An Indian Major General and his Chinese counterpart met for the second consecutive day near Patrol Point 14 in Galwan Valley, where the clash took place. The talks on Wednesday were inconclusive with the Chinese side showing no sides of disengaging from the area.

In the violent face-off which took place at nearly 15,000 feet up in the Himalayas near the freezing Galwan River, soldiers were attacked with iron rods, rocks wrapped in barbed wire and nail-studded clubs. Some soldiers fell off a steep ridge into the icy river.

After confirming on Tuesday that three soldiers including the Colonel were killed, the army said 17 more critically injured soldiers were “exposed to sub-zero temperatures” and died of their injuries. Their sacrifice would not go in vain, Prime Minister Narendra Modi said yesterday, warning that India would give a fitting reply if provoked.

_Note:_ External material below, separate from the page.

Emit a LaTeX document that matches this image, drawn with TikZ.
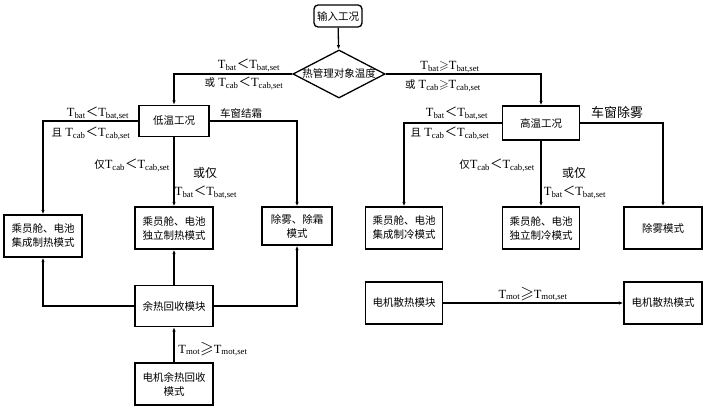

The incident “will have a serious impact on the bilateral relationship” and China must reassess its actions and take corrective steps, Foreign Minister S Jaishankar told his Chinese counterpart Wang Yi in a phone conversation on Wednesday, the first high-level engagement since tension built up at the Line of Actual Control seven weeks ago.

But the ministers agreed that “neither side would take any action to escalate matters” and both sides would implement the disengagement understanding of June 6, when top military officers held the first of many talks to defuse tension.